GIVEN PROBLEM: Return the material word for word. Do not include the pictures.

DATASET EXCERPT:
* * * *
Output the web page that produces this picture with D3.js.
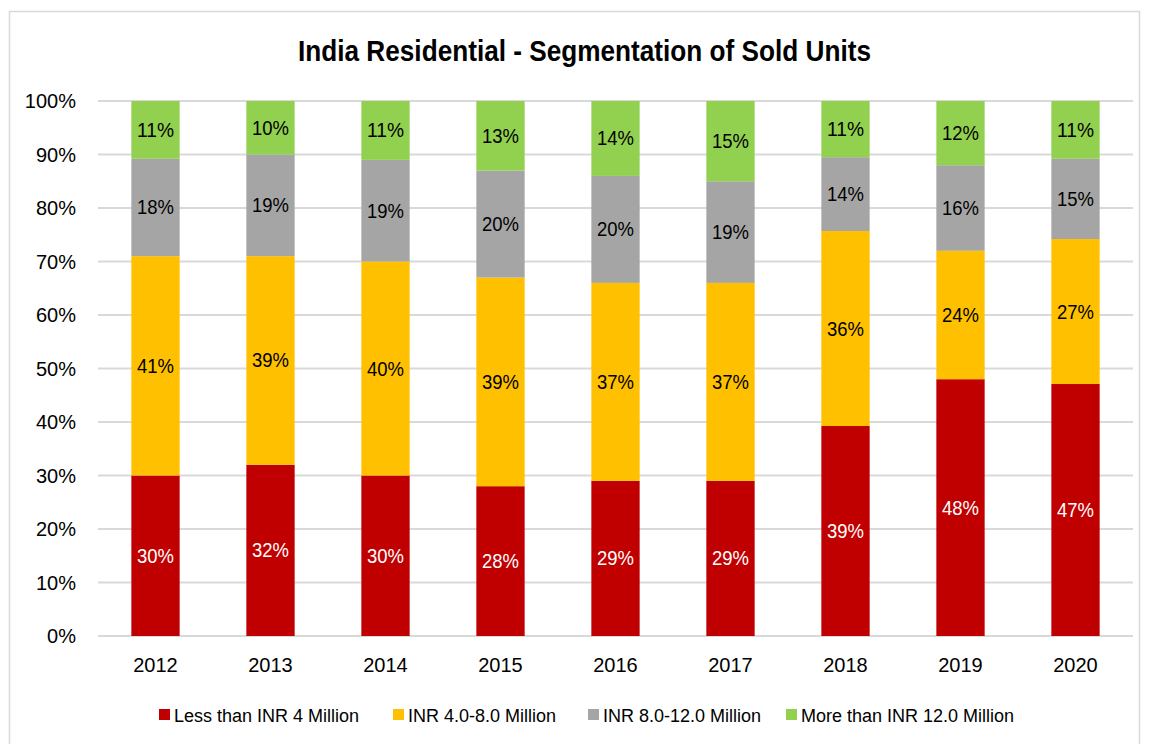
<!DOCTYPE html>
<html>
<head>
<meta charset="utf-8">
<script src="https://cdn.jsdelivr.net/npm/d3@7"></script>
<style>
    body { margin: 0; background: #fff; }
    svg text { font-family: "Liberation Sans Narrow", "Liberation Sans", Arial, sans-serif; }
</style>
</head>
<body>
<div id="chart"></div>
<script>
const years = ["2012", "2013", "2014", "2015", "2016", "2017", "2018", "2019", "2020"];
const seriesNames = ["Less than INR 4 Million", "INR 4.0-8.0 Million", "INR 8.0-12.0 Million", "More than INR 12.0 Million"];
const lessThan4 = [30, 32, 30, 28, 29, 29, 39.25, 48, 47.1];
const from4to8 = [41, 39, 40, 39, 37, 37, 36.45, 24, 27.1];
const from8to12 = [18.2, 19, 19, 20, 20, 19, 13.8, 16, 15];
const moreThan12 = [10.8, 10, 11, 13, 14, 15, 10.5, 12, 10.8];
const yTicks = [0, 10, 20, 30, 40, 50, 60, 70, 80, 90, 100];
const colors = ["#c00000", "#ffc000", "#a5a5a5", "#92d050"];
const labelColors = ["#fff", "#000", "#000", "#000"];

const width = 1149, height = 744;
const margin = { top: 101, right: 16, bottom: 108, left: 98 };

const svg = d3.select("#chart").append("svg")
    .attr("width", width)
    .attr("height", height);

// outer border
svg.append("rect")
    .attr("x", 9.5).attr("y", 11.5)
    .attr("width", width - 19).attr("height", height - 10)
    .attr("fill", "none").attr("stroke", "#d9d9d9").attr("stroke-width", 1.5);

svg.append("text")
    .attr("x", 298).attr("y", 61)
    .attr("font-size", 30).attr("font-weight", "bold")
    .attr("textLength", 573).attr("lengthAdjust", "spacingAndGlyphs")
    .text("India Residential - Segmentation of Sold Units");

const x = d3.scaleBand()
    .domain(years)
    .range([margin.left, width - margin.right])
    .paddingInner(0.58)
    .paddingOuter(0.29);

const y = d3.scaleLinear()
    .domain([0, 100])
    .range([height - margin.bottom, margin.top]);

// gridlines
svg.append("g")
    .selectAll("line")
    .data(yTicks)
    .join("line")
    .attr("x1", margin.left).attr("x2", width - margin.right)
    .attr("y1", d => y(d)).attr("y2", d => y(d))
    .attr("stroke", "#d9d9d9").attr("stroke-width", 2);

svg.append("g")
    .selectAll("text")
    .data(yTicks)
    .join("text")
    .attr("x", 76).attr("y", d => y(d) + 7)
    .attr("text-anchor", "end")
    .attr("font-size", 20)
    .text(d => d + "%");

svg.append("g")
    .selectAll("text")
    .data(years)
    .join("text")
    .attr("x", d => x(d) + x.bandwidth() / 2)
    .attr("y", 672)
    .attr("text-anchor", "middle")
    .attr("font-size", 20)
    .text(d => d);

const table = years.map((yr, i) => ({
    year: yr,
    s0: lessThan4[i], s1: from4to8[i], s2: from8to12[i], s3: moreThan12[i]
}));
const keys = ["s0", "s1", "s2", "s3"];
const stacked = d3.stack().keys(keys)(table);

const layers = svg.append("g")
    .selectAll("g")
    .data(stacked)
    .join("g")
    .attr("fill", (d, i) => colors[i]);

layers.selectAll("rect")
    .data(d => d)
    .join("rect")
    .attr("x", d => x(d.data.year))
    .attr("width", x.bandwidth())
    .attr("y", d => y(Math.min(d[1], 100)))
    .attr("height", d => y(d[0]) - y(Math.min(d[1], 100)));

layers.selectAll("text")
    .data((d, i) => d.map(p => ({ p, i })))
    .join("text")
    .attr("x", d => x(d.p.data.year) + x.bandwidth() / 2)
    .attr("y", d => (y(d.p[0]) + y(Math.min(d.p[1], 100))) / 2 + 7)
    .attr("text-anchor", "middle")
    .attr("font-size", 21)
    .attr("textLength", 37).attr("lengthAdjust", "spacingAndGlyphs")
    .attr("fill", d => labelColors[d.i])
    .text(d => Math.round(d.p[1] - d.p[0]) + "%");

// legend
const legendX = [159, 393, 588, 786];
const legend = svg.append("g")
    .selectAll("g")
    .data(seriesNames)
    .join("g")
    .attr("transform", (d, i) => `translate(${legendX[i]},715)`);
legend.append("rect")
    .attr("x", 0).attr("y", -6).attr("width", 11).attr("height", 11)
    .attr("fill", (d, i) => colors[i]);
legend.append("text")
    .attr("x", 15).attr("y", 7)
    .attr("font-size", 18)
    .text(d => d);
</script>
</body>
</html>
* * * *
RESULT BELOW:
Output the web page that produces this picture with D3.js.
<!DOCTYPE html>
<html>
<head>
<meta charset="utf-8">
<script src="https://cdn.jsdelivr.net/npm/d3@7"></script>
<style>
    body { margin: 0; background: #fff; }
    svg text { font-family: "Liberation Sans Narrow", "Liberation Sans", Arial, sans-serif; }
</style>
</head>
<body>
<div id="chart"></div>
<script>
const years = ["2012", "2013", "2014", "2015", "2016", "2017", "2018", "2019", "2020"];
const seriesNames = ["Less than INR 4 Million", "INR 4.0-8.0 Million", "INR 8.0-12.0 Million", "More than INR 12.0 Million"];
const lessThan4 = [30, 32, 30, 28, 29, 29, 39.25, 48, 47.1];
const from4to8 = [41, 39, 40, 39, 37, 37, 36.45, 24, 27.1];
const from8to12 = [18.2, 19, 19, 20, 20, 19, 13.8, 16, 15];
const moreThan12 = [10.8, 10, 11, 13, 14, 15, 10.5, 12, 10.8];
const yTicks = [0, 10, 20, 30, 40, 50, 60, 70, 80, 90, 100];
const colors = ["#c00000", "#ffc000", "#a5a5a5", "#92d050"];
const labelColors = ["#fff", "#000", "#000", "#000"];

const width = 1149, height = 744;
const margin = { top: 101, right: 16, bottom: 108, left: 98 };

const svg = d3.select("#chart").append("svg")
    .attr("width", width)
    .attr("height", height);

// outer border
svg.append("rect")
    .attr("x", 9.5).attr("y", 11.5)
    .attr("width", width - 19).attr("height", height - 10)
    .attr("fill", "none").attr("stroke", "#d9d9d9").attr("stroke-width", 1.5);

svg.append("text")
    .attr("x", 298).attr("y", 61)
    .attr("font-size", 30).attr("font-weight", "bold")
    .attr("textLength", 573).attr("lengthAdjust", "spacingAndGlyphs")
    .text("India Residential - Segmentation of Sold Units");

const x = d3.scaleBand()
    .domain(years)
    .range([margin.left, width - margin.right])
    .paddingInner(0.58)
    .paddingOuter(0.29);

const y = d3.scaleLinear()
    .domain([0, 100])
    .range([height - margin.bottom, margin.top]);

// gridlines
svg.append("g")
    .selectAll("line")
    .data(yTicks)
    .join("line")
    .attr("x1", margin.left).attr("x2", width - margin.right)
    .attr("y1", d => y(d)).attr("y2", d => y(d))
    .attr("stroke", "#d9d9d9").attr("stroke-width", 2);

svg.append("g")
    .selectAll("text")
    .data(yTicks)
    .join("text")
    .attr("x", 76).attr("y", d => y(d) + 7)
    .attr("text-anchor", "end")
    .attr("font-size", 20)
    .text(d => d + "%");

svg.append("g")
    .selectAll("text")
    .data(years)
    .join("text")
    .attr("x", d => x(d) + x.bandwidth() / 2)
    .attr("y", 672)
    .attr("text-anchor", "middle")
    .attr("font-size", 20)
    .text(d => d);

const table = years.map((yr, i) => ({
    year: yr,
    s0: lessThan4[i], s1: from4to8[i], s2: from8to12[i], s3: moreThan12[i]
}));
const keys = ["s0", "s1", "s2", "s3"];
const stacked = d3.stack().keys(keys)(table);

const layers = svg.append("g")
    .selectAll("g")
    .data(stacked)
    .join("g")
    .attr("fill", (d, i) => colors[i]);

layers.selectAll("rect")
    .data(d => d)
    .join("rect")
    .attr("x", d => x(d.data.year))
    .attr("width", x.bandwidth())
    .attr("y", d => y(Math.min(d[1], 100)))
    .attr("height", d => y(d[0]) - y(Math.min(d[1], 100)));

layers.selectAll("text")
    .data((d, i) => d.map(p => ({ p, i })))
    .join("text")
    .attr("x", d => x(d.p.data.year) + x.bandwidth() / 2)
    .attr("y", d => (y(d.p[0]) + y(Math.min(d.p[1], 100))) / 2 + 7)
    .attr("text-anchor", "middle")
    .attr("font-size", 21)
    .attr("textLength", 37).attr("lengthAdjust", "spacingAndGlyphs")
    .attr("fill", d => labelColors[d.i])
    .text(d => Math.round(d.p[1] - d.p[0]) + "%");

// legend
const legendX = [159, 393, 588, 786];
const legend = svg.append("g")
    .selectAll("g")
    .data(seriesNames)
    .join("g")
    .attr("transform", (d, i) => `translate(${legendX[i]},715)`);
legend.append("rect")
    .attr("x", 0).attr("y", -6).attr("width", 11).attr("height", 11)
    .attr("fill", (d, i) => colors[i]);
legend.append("text")
    .attr("x", 15).attr("y", 7)
    .attr("font-size", 18)
    .text(d => d);
</script>
</body>
</html>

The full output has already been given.